[ Sept.2018 ] Murakami city in the Niigata prefecture in Japan is not huge, with a population of only about 60,000 people, but there are many famous products.
One of them is salmon.
We visited a shop called ‘Kikkawa’.
The shop assistant said “Please visit the other room at the end of the shop”, so we went there and were really surprised.
There were many great salmon hanging from the ceiling.
I have never seen anything like this.
They are fish, so the room smelled fishy, but we stayed there for a long time to take many photos.
According to the booklet we got there, the number of salmon they had there was more than 1,000.
Apparently, there is a document saying that Murakami paid their taxes with salmon during the Heian period (794 – 1185) to the Kyoto government.
Therefore, this industry has got a very long history.
Those hanging salmon are called “Salmon Shiobiki (salt cured)”.

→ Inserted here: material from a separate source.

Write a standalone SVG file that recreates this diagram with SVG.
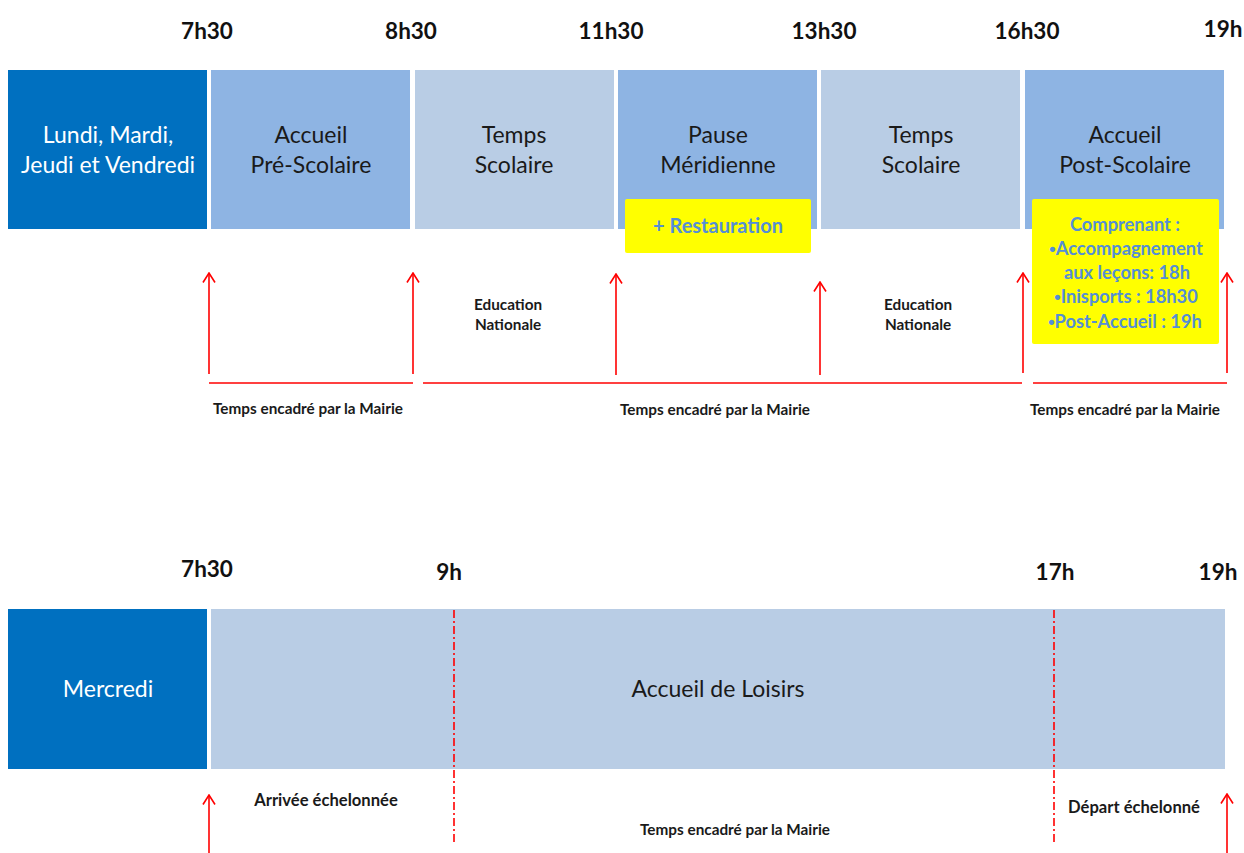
<svg xmlns="http://www.w3.org/2000/svg" width="1244" height="853" viewBox="0 0 1244 853">
<defs>
<style>
.time{font-family:Lato,"Liberation Sans",sans-serif;font-weight:bold;font-size:22.5px;fill:#111;text-anchor:middle}
.day{fill:#0070C0}
.mid{fill:#8EB4E3}
.light{fill:#B9CDE5}
.wt{font-family:Lato,"Liberation Sans",sans-serif;font-size:23px;fill:#fff;text-anchor:middle}
.bt{font-family:Lato,"Liberation Sans",sans-serif;font-size:23px;fill:#1a1a1a;text-anchor:middle}
.yel{fill:#FFFF00}
.yt{font-family:Lato,"Liberation Sans",sans-serif;font-weight:bold;font-size:18.3px;fill:#558ED5;text-anchor:middle}
.bul{font-family:"Liberation Sans",sans-serif;font-weight:bold}
.sm{font-family:Lato,"Liberation Sans",sans-serif;font-weight:bold;font-size:15.3px;fill:#1a1a1a;text-anchor:middle}
.sm2{font-family:Lato,"Liberation Sans",sans-serif;font-weight:bold;font-size:16.6px;fill:#1a1a1a;text-anchor:middle}
.arr{stroke:#FF0000;stroke-width:1.6;fill:none;marker-end:url(#ah)}
.ln{stroke:#FF0000;stroke-width:1.6;fill:none}
.dd{stroke:#FF0000;stroke-width:1.6;fill:none;stroke-dasharray:8 3 2 3}
</style>
<marker id="ah" viewBox="0 0 12 14" refX="10.5" refY="7" markerWidth="12" markerHeight="14" markerUnits="userSpaceOnUse" orient="auto">
<path d="M1,1 L10.5,7 L1,13" fill="none" stroke="#FF0000" stroke-width="1.6"/>
</marker>
</defs>
<rect width="1244" height="853" fill="#fff"/>

<g id="times-top">
<text class="time" x="207" y="39">7h30</text>
<text class="time" x="411" y="39">8h30</text>
<text class="time" x="611" y="39">11h30</text>
<text class="time" x="824" y="39">13h30</text>
<text class="time" x="1027" y="39">16h30</text>
<text class="time" x="1223" y="37">19h</text>
</g>

<g id="n-jours"><rect class="day" x="8" y="70" width="199" height="159"/>
<text class="wt" x="108" y="143">Lundi, Mardi,</text><text class="wt" x="108" y="173">Jeudi et Vendredi</text></g>
<g id="n-pre"><rect class="mid" x="211" y="70" width="199" height="159"/>
<text class="bt" x="311" y="143">Accueil</text><text class="bt" x="311" y="173">Pré-Scolaire</text></g>
<g id="n-scol1"><rect class="light" x="415" y="70" width="199" height="159"/>
<text class="bt" x="514" y="143">Temps</text><text class="bt" x="514" y="173">Scolaire</text></g>
<g id="n-pause"><rect class="mid" x="618" y="70" width="199" height="159"/>
<text class="bt" x="718" y="143">Pause</text><text class="bt" x="718" y="173">Méridienne</text></g>
<g id="n-scol2"><rect class="light" x="821" y="70" width="199" height="159"/>
<text class="bt" x="921" y="143">Temps</text><text class="bt" x="921" y="173">Scolaire</text></g>
<g id="n-post"><rect class="mid" x="1025" y="70" width="199" height="159"/>
<text class="bt" x="1125" y="143">Accueil</text><text class="bt" x="1125" y="173">Post-Scolaire</text></g>

<g id="n-restauration"><rect class="yel" x="625" y="199" width="186" height="54" rx="2"/>
<text class="yt" x="718" y="233" style="font-size:20px">+ Restauration</text></g>
<g id="n-comprenant"><rect class="yel" x="1032" y="199" width="187" height="145" rx="2"/>
<text class="yt" x="1125" y="231">Comprenant :</text>
<text class="yt" x="1126" y="255"><tspan class="bul">•</tspan>Accompagnement</text>
<text class="yt" x="1127" y="279">aux leçons: 18h</text>
<text class="yt" x="1126" y="303"><tspan class="bul">•</tspan>Inisports : 18h30</text>
<text class="yt" x="1125" y="328"><tspan class="bul">•</tspan>Post-Accueil : 19h</text></g>

<g id="times-bottom">
<text class="time" x="207" y="577">7h30</text>
<text class="time" x="449" y="580">9h</text>
<text class="time" x="1055" y="580">17h</text>
<text class="time" x="1218" y="580">19h</text>
</g>

<g id="n-mercredi"><rect class="day" x="8" y="609" width="199" height="160"/>
<text class="wt" x="108" y="697">Mercredi</text></g>
<g id="n-loisirs"><rect class="light" x="211" y="609" width="1014" height="160"/>
<text class="bt" x="718" y="697">Accueil de Loisirs</text></g>

<g id="connectors">
<line class="arr" x1="209" y1="374" x2="209" y2="273"/>
<line class="arr" x1="413" y1="374" x2="413" y2="273"/>
<line class="arr" x1="616" y1="375" x2="616" y2="274"/>
<line class="arr" x1="820" y1="375" x2="820" y2="282"/>
<line class="arr" x1="1023" y1="373" x2="1023" y2="273"/>
<line class="arr" x1="1227" y1="373" x2="1227" y2="273"/>
<line class="ln" x1="209" y1="383" x2="413" y2="383"/>
<line class="ln" x1="423" y1="383" x2="1022" y2="383"/>
<line class="ln" x1="1033" y1="383" x2="1227" y2="383"/>
<line class="dd" x1="454" y1="610" x2="454" y2="843"/>
<line class="dd" x1="1054" y1="610" x2="1054" y2="843"/>
<line class="arr" x1="209" y1="853" x2="209" y2="795"/>
<line class="arr" x1="1227" y1="853" x2="1227" y2="794"/>
</g>

<g id="labels-top">
<text class="sm" x="508" y="310">Education</text><text class="sm" x="508" y="330">Nationale</text>
<text class="sm" x="918" y="310">Education</text><text class="sm" x="918" y="330">Nationale</text>
<text class="sm" x="308" y="414">Temps encadré par la Mairie</text>
<text class="sm" x="715" y="415">Temps encadré par la Mairie</text>
<text class="sm" x="1125" y="415">Temps encadré par la Mairie</text>
</g>

<g id="labels-bottom">
<text class="sm2" x="326" y="806">Arrivée échelonnée</text>
<text class="sm2" x="1134" y="813">Départ échelonné</text>
<text class="sm" x="735" y="835">Temps encadré par la Mairie</text>
</g>
</svg>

I translated the text of the booklet : “We rub the unrefined salt into the salmon carefully one by one, by hand, and pickled them for 4 or 5 days. Then we hang them for 3 to 4 weeks to expose them thoroughly to the cold north-west wind”.
So what we saw was the last stage of the process.
Apparently, this cold wind stimulates the amino-acid fermentation, which makes salmon matured and gives it that special flavour.
This Kikkawa started trading in 1626 as a sake brewery but after WW2, they changed into the salt-cured salmon production to recover the traditional salmon business, because by then it had been dying out.
The building we visited itself was 140 years old.
So it was clear that this shop was the oldest in the town, but after that, we saw hanging salmon many times here and there in the town.
For example, in the house of Wakabayashi, an important cultural asset which we visited after Kikkawa, had some salmon hanging, too and each had a price tag of 10,000 yen.
This Wakabayashi family had been Samurai warriors, working for the domain of Murakami since more than 200 years ago, until the Meiji period started in 1868.
The house itself is considered to have been built in 1800 or so.
It is a typical middle class Samurai house and not many like this are left in the east of Japan.
In addition to this house, we visited ‘Oshagiri Hall’ and the Murakami History and Culture Museum.
Oshagiri means the festive float, which is paraded during the Murakami Big Festival and we saw them in the hall.
By buying the 500 yen (£3.40, €3.90, $4.45) ticket, we could enter Wakabayashi house, Oshagiri Hall and the Murakami History and Culture Museum.